The producer gives me a triumphant look.
“I don’t think that’s right,” I say.
“Doesn’t matter,” he replies.
“But ... a dachshund living in the woods?” I ask cautiously.
“That’s why he needs to be saved,” the producer says.
“I don’t think the boy’s life would be endangered by a dachshund,” I object.
“A really big dachshund,” the producer suggests.
“It’s got to be a bear,” I say.
“You’re sticking to your guns,” the producer says.
“Yes, I guess so.”
“Good. I admire that.”
“We can settle the breed of dog later. OK, we’ve got the kid, he gets this gift of special powers from Emory the dog, and then what, he can fly? He can ... Alex, what do dachshunds do?”
“They were bred to go after badgers,” Alex replies after a brief pause.
“OK, love it. He can dig these huge tunnels.”
“No, it’s not ... The boy doesn’t have any special powers.”
“Sure, but that’s in the book. People go to a movie, they want to see Dog Boy dig tunnels and fight the evil mole aliens in an underground city.”
“I thought it was badgers.”
“People hate moles. They dig up your garden. Wow! That’s it, the moles are eating all the crops, you got food riots, but they don’t want Dog Boy’s help because ... Wait, is Emory conflicted, like, he wants to be a good dog, but his brain is being controlled by the mole people? That could be why he bit the kid in the first place. Gary Busey.”
“That’s who Emory the dog gives the gift to, Gary Busey. We just signed a deal with him, he’s hot again.”

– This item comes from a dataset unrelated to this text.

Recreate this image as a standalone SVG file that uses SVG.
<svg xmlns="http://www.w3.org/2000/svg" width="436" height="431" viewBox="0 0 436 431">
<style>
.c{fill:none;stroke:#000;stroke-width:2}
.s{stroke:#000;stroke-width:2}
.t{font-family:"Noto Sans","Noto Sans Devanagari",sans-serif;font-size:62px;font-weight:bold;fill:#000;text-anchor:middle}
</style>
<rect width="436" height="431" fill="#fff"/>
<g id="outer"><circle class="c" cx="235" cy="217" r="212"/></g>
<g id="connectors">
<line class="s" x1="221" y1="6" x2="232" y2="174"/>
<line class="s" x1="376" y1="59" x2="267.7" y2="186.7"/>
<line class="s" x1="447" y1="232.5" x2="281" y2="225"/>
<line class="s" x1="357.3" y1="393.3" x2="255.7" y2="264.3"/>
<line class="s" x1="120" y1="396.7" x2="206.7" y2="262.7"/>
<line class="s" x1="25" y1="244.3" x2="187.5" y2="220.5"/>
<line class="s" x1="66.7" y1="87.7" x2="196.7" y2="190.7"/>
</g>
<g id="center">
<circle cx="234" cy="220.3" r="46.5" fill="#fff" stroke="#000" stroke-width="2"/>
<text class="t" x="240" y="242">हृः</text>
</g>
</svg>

“The boy is 13 years old,” I say.
“You’re right! It’s Dog Man. I hate working with kids, this is perfect.”
“So, the movie ‘Emory’s Gift’ is the story of Gary Busey being bitten by a giant magic dachshund who enables him to fight the evil mole aliens who are destroying the world’s food supply,” I summarize despairingly.
“Right. Well, but I hate the name Emory. We’ll make it something more vicious-sounding. Like, like, ‘Kill-dog.’ Or, or, ‘Blood-hound.’ ”
“Bloodhound the dachshund?”
“I knew I was smart to take this meeting with you. Your ideas are brilliant!”